Rodman also said Kim told him, “I don’t want to do war. I don’t want to do war.”
Yet in January, after the U.N. Security Council voted to condemn the North’s successful rocket launch in December and expand penalties against Kim’s government, his National Defense Commission said in a statement that “settling accounts with the U.S. needs to be done with force, not with words.” The statement also promised “a new phase of the anti-U.S. struggle that has lasted century after century.”
‘Giant Slayer’ scares up $28M
LOS ANGELES (AP) — It wasn’t exactly a mighty victory, but “Jack the Giant Slayer” won the weekend at the box office.
The Warner Bros. 3-D action extravaganza, based on the Jack and the Beanstalk legend, made just $28 million to debut at No. 1, according to Sunday studio estimates. It had a reported budget of just under $200 million.
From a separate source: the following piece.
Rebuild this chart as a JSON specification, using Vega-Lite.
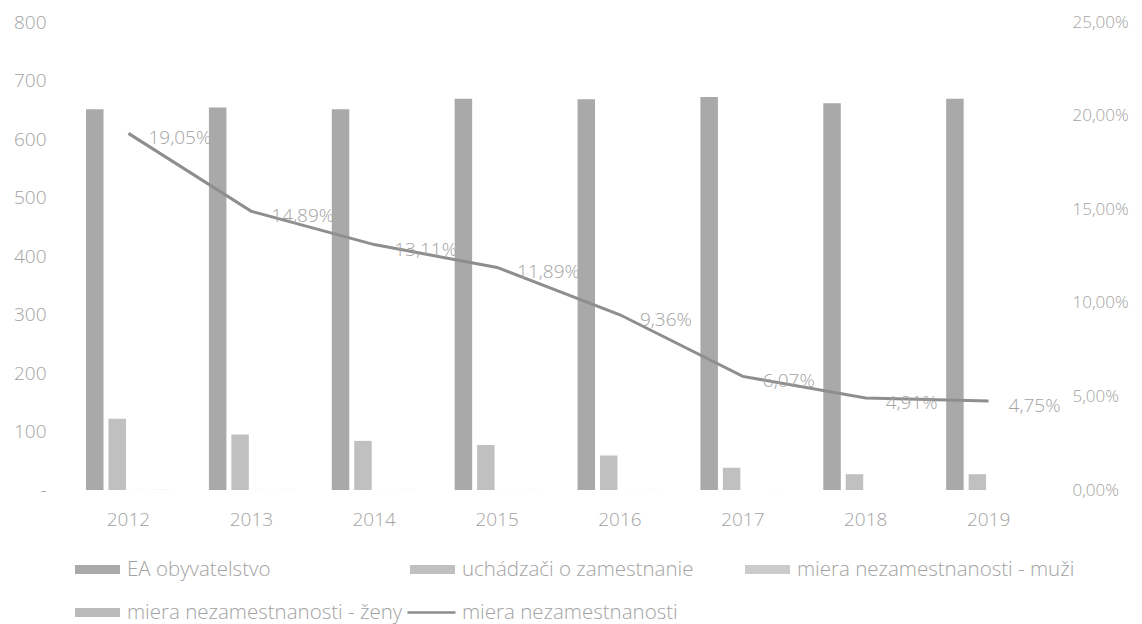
{
  "$schema": "https://vega.github.io/schema/vega-lite/v6.json",
  "width": 983,
  "height": 468,
  "autosize": {"type": "none"},
  "padding": {"left": 67, "top": 22, "right": 92, "bottom": 134},
  "background": "white",
  "config": {
    "locale": {"number": {"decimal": ",", "thousands": " ", "grouping": [3], "currency": ["", " €"]}},
    "view": {"stroke": null},
    "font": "Open Sans",
    "axis": {"labelFont": "Open Sans", "labelColor": "#a3a3a3", "labelFontSize": 19, "labelFontWeight": 300},
    "legend": {"labelFont": "Open Sans", "labelColor": "#a3a3a3", "labelFontSize": 20.5, "labelFontWeight": 300}
  },
  "datasets": {
    "bars": [
      {"rok": "2012", "rad": "EA obyvatelstvo", "hodnota": 651},
      {"rok": "2013", "rad": "EA obyvatelstvo", "hodnota": 654},
      {"rok": "2014", "rad": "EA obyvatelstvo", "hodnota": 651},
      {"rok": "2015", "rad": "EA obyvatelstvo", "hodnota": 669},
      {"rok": "2016", "rad": "EA obyvatelstvo", "hodnota": 668},
      {"rok": "2017", "rad": "EA obyvatelstvo", "hodnota": 672},
      {"rok": "2018", "rad": "EA obyvatelstvo", "hodnota": 661},
      {"rok": "2019", "rad": "EA obyvatelstvo", "hodnota": 669},
      {"rok": "2012", "rad": "uchádzači o zamestnanie", "hodnota": 122},
      {"rok": "2013", "rad": "uchádzači o zamestnanie", "hodnota": 95},
      {"rok": "2014", "rad": "uchádzači o zamestnanie", "hodnota": 84},
      {"rok": "2015", "rad": "uchádzači o zamestnanie", "hodnota": 77},
      {"rok": "2016", "rad": "uchádzači o zamestnanie", "hodnota": 59},
      {"rok": "2017", "rad": "uchádzači o zamestnanie", "hodnota": 38},
      {"rok": "2018", "rad": "uchádzači o zamestnanie", "hodnota": 27},
      {"rok": "2019", "rad": "uchádzači o zamestnanie", "hodnota": 27},
      {"rok": "2012", "rad": "miera nezamestnanosti - muži", "hodnota": 0.18},
      {"rok": "2013", "rad": "miera nezamestnanosti - muži", "hodnota": 0.14},
      {"rok": "2014", "rad": "miera nezamestnanosti - muži", "hodnota": 0.12},
      {"rok": "2015", "rad": "miera nezamestnanosti - muži", "hodnota": 0.11},
      {"rok": "2016", "rad": "miera nezamestnanosti - muži", "hodnota": 0.09},
      {"rok": "2017", "rad": "miera nezamestnanosti - muži", "hodnota": 0.06},
      {"rok": "2018", "rad": "miera nezamestnanosti - muži", "hodnota": 0.05},
      {"rok": "2019", "rad": "miera nezamestnanosti - muži", "hodnota": 0.04},
      {"rok": "2012", "rad": "miera nezamestnanosti - ženy", "hodnota": 0.2},
      {"rok": "2013", "rad": "miera nezamestnanosti - ženy", "hodnota": 0.16},
      {"rok": "2014", "rad": "miera nezamestnanosti - ženy", "hodnota": 0.14},
      {"rok": "2015", "rad": "miera nezamestnanosti - ženy", "hodnota": 0.13},
      {"rok": "2016", "rad": "miera nezamestnanosti - ženy", "hodnota": 0.1},
      {"rok": "2017", "rad": "miera nezamestnanosti - ženy", "hodnota": 0.07},
      {"rok": "2018", "rad": "miera nezamestnanosti - ženy", "hodnota": 0.05},
      {"rok": "2019", "rad": "miera nezamestnanosti - ženy", "hodnota": 0.05}
    ],
    "miera": [
      {"rok": "2012", "miera": 0.1905},
      {"rok": "2013", "miera": 0.1489},
      {"rok": "2014", "miera": 0.1311},
      {"rok": "2015", "miera": 0.1189},
      {"rok": "2016", "miera": 0.0936},
      {"rok": "2017", "miera": 0.0607},
      {"rok": "2018", "miera": 0.0491},
      {"rok": "2019", "miera": 0.0475}
    ]
  },
  "encoding": {
    "x": {
      "field": "rok",
      "type": "nominal",
      "scale": {"paddingInner": 0.31, "paddingOuter": 0.155},
      "axis": {"title": null, "labelAngle": 0, "domain": false, "ticks": false, "labelPadding": 20}
    }
  },
  "layer": [
    {
      "data": {"name": "bars"},
      "mark": {"type": "bar"},
      "encoding": {
        "xOffset": {
          "field": "rad",
          "type": "nominal",
          "scale": {
            "domain": ["EA obyvatelstvo", "uchádzači o zamestnanie", "miera nezamestnanosti - muži", "miera nezamestnanosti - ženy"],
            "paddingInner": 0.22,
            "paddingOuter": 0
          }
        },
        "y": {
          "field": "hodnota",
          "type": "quantitative",
          "scale": {"domain": [0, 800], "nice": false},
          "axis": {
            "title": null,
            "orient": "left",
            "values": [0, 100, 200, 300, 400, 500, 600, 700, 800],
            "domain": false,
            "ticks": false,
            "grid": false,
            "labelPadding": 21,
            "labelExpr": "datum.value === 0 ? '-' : datum.label"
          }
        },
        "color": {
          "field": "rad",
          "type": "nominal",
          "scale": {
            "domain": ["EA obyvatelstvo", "uchádzači o zamestnanie", "miera nezamestnanosti - muži", "miera nezamestnanosti - ženy"],
            "range": ["#a9a9a9", "#c0c0c0", "#cbcbcb", "#bababa"]
          },
          "legend": {
            "title": null,
            "orient": "none",
            "legendX": 8,
            "legendY": 525,
            "direction": "horizontal",
            "columns": 3,
            "gridAlign": "all",
            "columnPadding": 5,
            "rowPadding": 10,
            "symbolSize": 2025,
            "symbolType": "M-1,-0.2H1V0.2H-1Z",
            "symbolStrokeWidth": 0,
            "labelOffset": 7,
            "labelLimit": 400
          }
        }
      }
    },
    {
      "data": {"name": "miera"},
      "encoding": {
        "y": {
          "field": "miera",
          "type": "quantitative",
          "scale": {"domain": [0, 0.25], "nice": false},
          "axis": {
            "title": null,
            "orient": "right",
            "values": [0, 0.05, 0.1, 0.15, 0.2, 0.25],
            "domain": false,
            "ticks": false,
            "grid": false,
            "labelPadding": 22,
            "labelFontSize": 17,
            "labelExpr": "replace(format(datum.value, '.2%'), '.', ',')"
          }
        }
      },
      "layer": [
        {
          "mark": {"type": "line", "strokeWidth": 3},
          "encoding": {
            "stroke": {
              "datum": "miera nezamestnanosti",
              "scale": {"domain": ["miera nezamestnanosti"], "range": ["#8e8e8e"]},
              "legend": {
                "title": null,
                "orient": "none",
                "legendX": 339,
                "legendY": 565,
                "symbolType": "stroke",
                "symbolSize": 2304,
                "symbolStrokeWidth": 2.5,
                "labelOffset": 5,
                "labelLimit": 400
              }
            }
          }
        },
        {
          "mark": {"type": "text", "align": "left", "baseline": "middle", "dx": 20, "dy": 5, "fontSize": 19, "fontWeight": 300, "color": "#a3a3a3", "font": "Open Sans"},
          "encoding": {
            "text": {"field": "miera", "type": "quantitative", "format": ".2%"}
          }
        }
      ]
    }
  ],
  "resolve": {"scale": {"y": "independent"}}
}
But the studio also hit a milestone on the global front with Peter Jackson’s fantasy epic “The Hobbit: An Unexpected Journey” crossing the $1 billion mark worldwide. The first of three films based on the classic J.R.R. Tolkien novel has made $301.1 million domestically and $700 million internationally.
“Jack the Giant Slayer” comes from Bryan Singer, director of “The Usual Suspects” and the first two “X-Men” movies. It stars Nicholas Hoult, Ewan McGregor, Ian McShane and Stanley Tucci.
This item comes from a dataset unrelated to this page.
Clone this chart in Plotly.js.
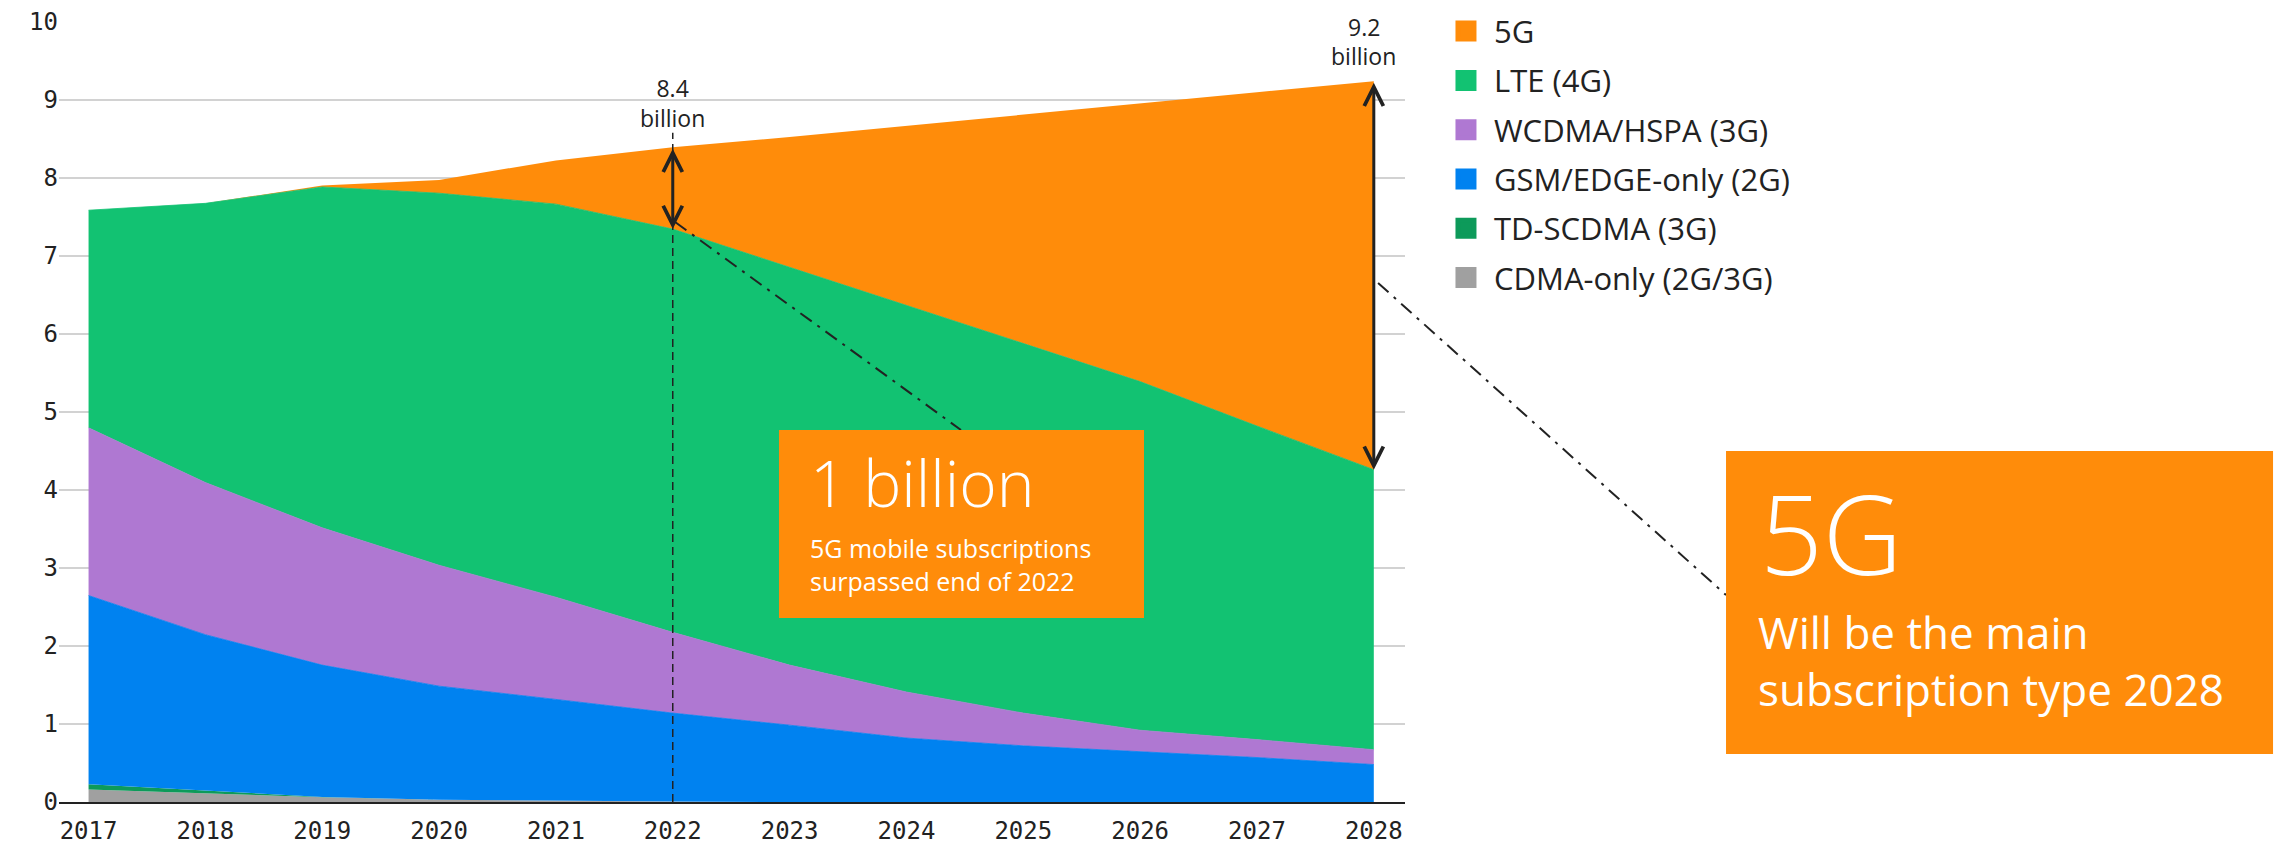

Among other new releases, the college romp “21 & Over” from Relativity Media made only $9 million this weekend to open in third place. And the horror sequel “The Last Exorcism Part II” from CBS Films debuted in fourth place with just over $8 million.
Jeff Goldstein, Warner Bros.’ executive vice president of theatrical distribution, said “Jack the Giant Slayer” opened lower than the studio had hoped, but he’s encouraged by its CinemaScore, which was a B-plus overall and an A among viewers under 18.
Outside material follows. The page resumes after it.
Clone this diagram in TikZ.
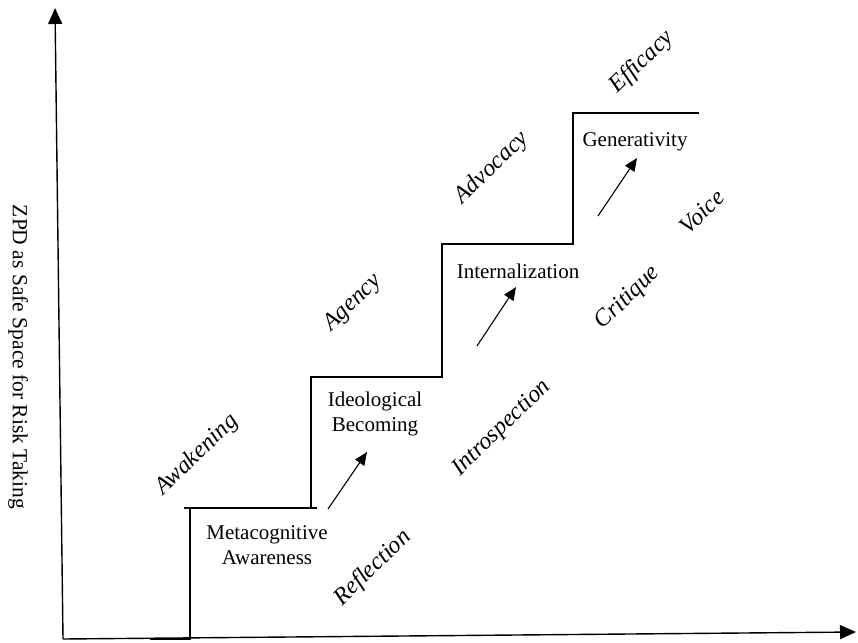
\documentclass[tikz,border=0pt]{standalone}
\usepackage{fontspec}
\setmainfont{Liberation Serif}
\usetikzlibrary{arrows.meta}
\begin{document}
\begin{tikzpicture}[x=1pt,y=-1pt,
  axis/.style={line width=1.4pt,-{Triangle[length=16pt,width=14pt]}},
  stair/.style={line width=1.1pt},
  uparrow/.style={line width=1.1pt,-{Triangle[length=13pt,width=11pt]}},
  stage/.style={align=center,font=\fontsize{21}{25}\selectfont,inner sep=0pt},
  quality/.style={font=\fontsize{24}{28}\selectfont\itshape,inner sep=0pt,rotate=44},
  ylabel/.style={font=\fontsize{21.5}{25}\selectfont,inner sep=0pt,rotate=-90}]
\useasboundingbox (0,0) rectangle (858,642);
% axes
\coordinate (O) at (63,639);
\coordinate (ytop) at (55,8);
\coordinate (xend) at (856,632);
\draw[axis] (O) -- (ytop);
\draw[axis] (O) -- (xend);
\node[ylabel] (ylab) at (18,357) {ZPD as Safe Space for Risk Taking};
% staircase
\coordinate (s0) at (150,639);
\coordinate (s1) at (190,639);
\coordinate (s2) at (190,508);
\coordinate (s3) at (311,508);
\coordinate (s4) at (311,377);
\coordinate (s5) at (442,377);
\coordinate (s6) at (442,244);
\coordinate (s7) at (573,244);
\coordinate (s8) at (573,113);
\coordinate (s9) at (699,113);
\draw[stair] (s0) -- (s1) -- (s2) -- (s3) -- (s4) -- (s5) -- (s6) -- (s7) -- (s8) -- (s9);
\coordinate (o1) at (184,508);
\coordinate (o2) at (317,508);
\draw[stair] (o1) -- (s2) (s3) -- (o2);
% stage texts
\node[stage] (meta) at (267,545) {Metacognitive\\Awareness};
\node[stage] (ideo) at (375,414) {Ideological\\Becoming};
\node[stage] (inter) at (518,271) {Internalization};
\node[stage] (gen) at (635,142) {Generativity};
% arrows
\coordinate (a1s) at (328,509);
\coordinate (a1e) at (367,452);
\coordinate (a2s) at (477,346);
\coordinate (a2e) at (516,287);
\coordinate (a3s) at (598,216);
\coordinate (a3e) at (637,158);
\draw[uparrow] (a1s) -- (a1e);
\draw[uparrow] (a2s) -- (a2e);
\draw[uparrow] (a3s) -- (a3e);
% italic qualities
\node[quality] (awak) at (197,455) {Awakening};
\node[quality] (agen) at (353,303) {Agency};
\node[quality] (advo) at (492,168) {Advocacy};
\node[quality] (effi) at (642,62) {Efficacy};
\node[quality] (refl) at (373,568) {Reflection};
\node[quality] (intro) at (502,428) {Introspection};
\node[quality] (crit) at (628,298) {Critique};
\node[quality] (voic) at (702,212) {Voice};
\end{tikzpicture}
\end{document}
Rove: GOP needs more diversity
SACRAMENTO, Calif. (AP) — GOP strategist Karl Rove said Saturday that rebuilding the Republican brand in California will be a tough task that will require them to diversify and create a strategy to spread their message to a wider audience.
Referring to the state party’s deep losses in recent years, Rove said it needs to focus on larger themes of restoring jobs and reducing government spending.
He also said the party must recruit candidates who reflect the diversity of the country, and in particular, California. By next year, Hispanics will overtake whites as the state’s largest demographic group.
“We need to be asking for votes in the most powerful way possible, which is to have people asking for the vote who are comfortable and look like and sound like the people that we’re asking for the vote from,” Rove said.
His message to delegates, activists and local party officials throughout California was in line with the philosophy behind his new political action committee, the Conservative Victory Project. The committee was established to support Republican candidates it deems electable, offsetting GOP candidates who might offend key parts of the electorate.
Rove told activists at the Republican Party’s spring convention in Sacramento that rebuilding would be “a big task,” but noted Texas as an example. Once a Democratic stronghold, the state elected Republicans to 95 of 150 state House seats in November. Democrats have not won a statewide office in Texas since 1994.
‘Miracles’ founder Rogers, 73, dies
SOUTHFIELD, Mich. (AP) — Bobby Rogers, a founding member of Motown group The Miracles and a collaborator with Smokey Robinson, has died. He was 73.
Motown Museum board member Allen Rawls says Rogers died Sunday morning at his home.
Rogers had been ill for several years. He lived in the Detroit suburb of Southfield.
Rogers formed the group in 1956 with cousin Claudette Rogers, Pete Moore, Ronnie White and Robinson. Their hits included “I Second That Emotion” and “The Tears of a Clown.” Rogers and The Miracles were inducted into the Rock and Roll Hall of Fame in 2012.
He shared songwriting credits with Robinson on The Temptations’ “The Way You Do the Things You Do,” The Contours’ “First I Look at the Purse” and The Miracles’ “Going to a Go-Go.”